------ Input data

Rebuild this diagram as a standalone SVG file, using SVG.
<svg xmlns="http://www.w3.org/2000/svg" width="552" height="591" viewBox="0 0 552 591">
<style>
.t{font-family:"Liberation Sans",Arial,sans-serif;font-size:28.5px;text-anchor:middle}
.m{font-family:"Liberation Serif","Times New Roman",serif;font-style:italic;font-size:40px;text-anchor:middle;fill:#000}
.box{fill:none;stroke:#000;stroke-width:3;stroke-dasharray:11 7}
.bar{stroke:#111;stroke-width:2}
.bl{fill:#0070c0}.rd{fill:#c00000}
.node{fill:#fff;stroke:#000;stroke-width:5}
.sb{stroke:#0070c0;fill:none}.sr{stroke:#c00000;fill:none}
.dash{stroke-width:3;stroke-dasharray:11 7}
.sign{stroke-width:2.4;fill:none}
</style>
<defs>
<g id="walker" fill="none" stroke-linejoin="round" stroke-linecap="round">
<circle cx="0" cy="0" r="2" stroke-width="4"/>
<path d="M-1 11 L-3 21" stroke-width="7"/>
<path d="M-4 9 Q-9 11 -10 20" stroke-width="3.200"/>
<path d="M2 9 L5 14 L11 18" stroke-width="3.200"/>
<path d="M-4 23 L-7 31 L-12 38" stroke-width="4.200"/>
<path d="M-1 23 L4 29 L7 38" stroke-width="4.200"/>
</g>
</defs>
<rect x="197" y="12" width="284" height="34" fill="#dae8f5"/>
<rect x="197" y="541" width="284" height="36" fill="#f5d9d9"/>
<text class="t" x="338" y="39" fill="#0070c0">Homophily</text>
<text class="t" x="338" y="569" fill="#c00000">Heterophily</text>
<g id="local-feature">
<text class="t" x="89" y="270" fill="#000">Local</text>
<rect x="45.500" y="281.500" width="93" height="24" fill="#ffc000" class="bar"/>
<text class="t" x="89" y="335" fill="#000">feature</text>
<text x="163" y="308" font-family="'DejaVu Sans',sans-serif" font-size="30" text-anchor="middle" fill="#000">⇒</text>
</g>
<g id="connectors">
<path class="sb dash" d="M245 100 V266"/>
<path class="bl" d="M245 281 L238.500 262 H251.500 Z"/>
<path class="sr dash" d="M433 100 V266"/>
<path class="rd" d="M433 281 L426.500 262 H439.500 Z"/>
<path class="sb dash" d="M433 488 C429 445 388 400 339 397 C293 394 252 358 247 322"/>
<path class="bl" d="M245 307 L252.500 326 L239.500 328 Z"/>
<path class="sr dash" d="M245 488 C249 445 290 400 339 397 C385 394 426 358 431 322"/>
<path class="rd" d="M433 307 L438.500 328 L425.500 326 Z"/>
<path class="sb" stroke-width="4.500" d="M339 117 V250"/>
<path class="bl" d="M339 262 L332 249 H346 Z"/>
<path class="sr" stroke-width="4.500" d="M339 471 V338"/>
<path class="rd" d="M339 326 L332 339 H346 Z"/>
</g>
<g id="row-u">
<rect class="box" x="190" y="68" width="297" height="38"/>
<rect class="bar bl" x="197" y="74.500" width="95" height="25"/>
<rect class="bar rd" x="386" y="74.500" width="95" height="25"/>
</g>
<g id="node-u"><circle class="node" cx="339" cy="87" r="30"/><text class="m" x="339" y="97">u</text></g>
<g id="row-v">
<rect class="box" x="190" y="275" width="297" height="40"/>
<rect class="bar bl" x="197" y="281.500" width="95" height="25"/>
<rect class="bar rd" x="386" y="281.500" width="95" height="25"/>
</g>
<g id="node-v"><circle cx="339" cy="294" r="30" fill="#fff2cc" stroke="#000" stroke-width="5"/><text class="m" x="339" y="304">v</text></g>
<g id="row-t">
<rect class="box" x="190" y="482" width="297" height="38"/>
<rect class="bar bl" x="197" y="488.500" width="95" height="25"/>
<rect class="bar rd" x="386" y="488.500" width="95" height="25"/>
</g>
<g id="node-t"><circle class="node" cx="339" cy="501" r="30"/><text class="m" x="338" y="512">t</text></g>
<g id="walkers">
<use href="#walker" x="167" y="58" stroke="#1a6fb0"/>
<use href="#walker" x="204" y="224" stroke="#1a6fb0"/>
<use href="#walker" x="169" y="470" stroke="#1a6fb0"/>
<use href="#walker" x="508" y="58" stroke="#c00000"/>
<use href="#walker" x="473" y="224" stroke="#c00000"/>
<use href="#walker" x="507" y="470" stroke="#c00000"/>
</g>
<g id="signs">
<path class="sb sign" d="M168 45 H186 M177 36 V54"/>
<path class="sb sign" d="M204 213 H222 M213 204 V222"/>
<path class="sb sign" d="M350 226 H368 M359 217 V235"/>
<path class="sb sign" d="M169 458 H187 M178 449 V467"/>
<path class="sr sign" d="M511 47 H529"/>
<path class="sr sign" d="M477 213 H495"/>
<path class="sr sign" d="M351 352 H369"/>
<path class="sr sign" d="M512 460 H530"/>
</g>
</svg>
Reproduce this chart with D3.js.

------------

In the listing above, find each line with the word "this" and copy it.

Rebuild this diagram as a standalone SVG file, using SVG.
Reproduce this chart with D3.js.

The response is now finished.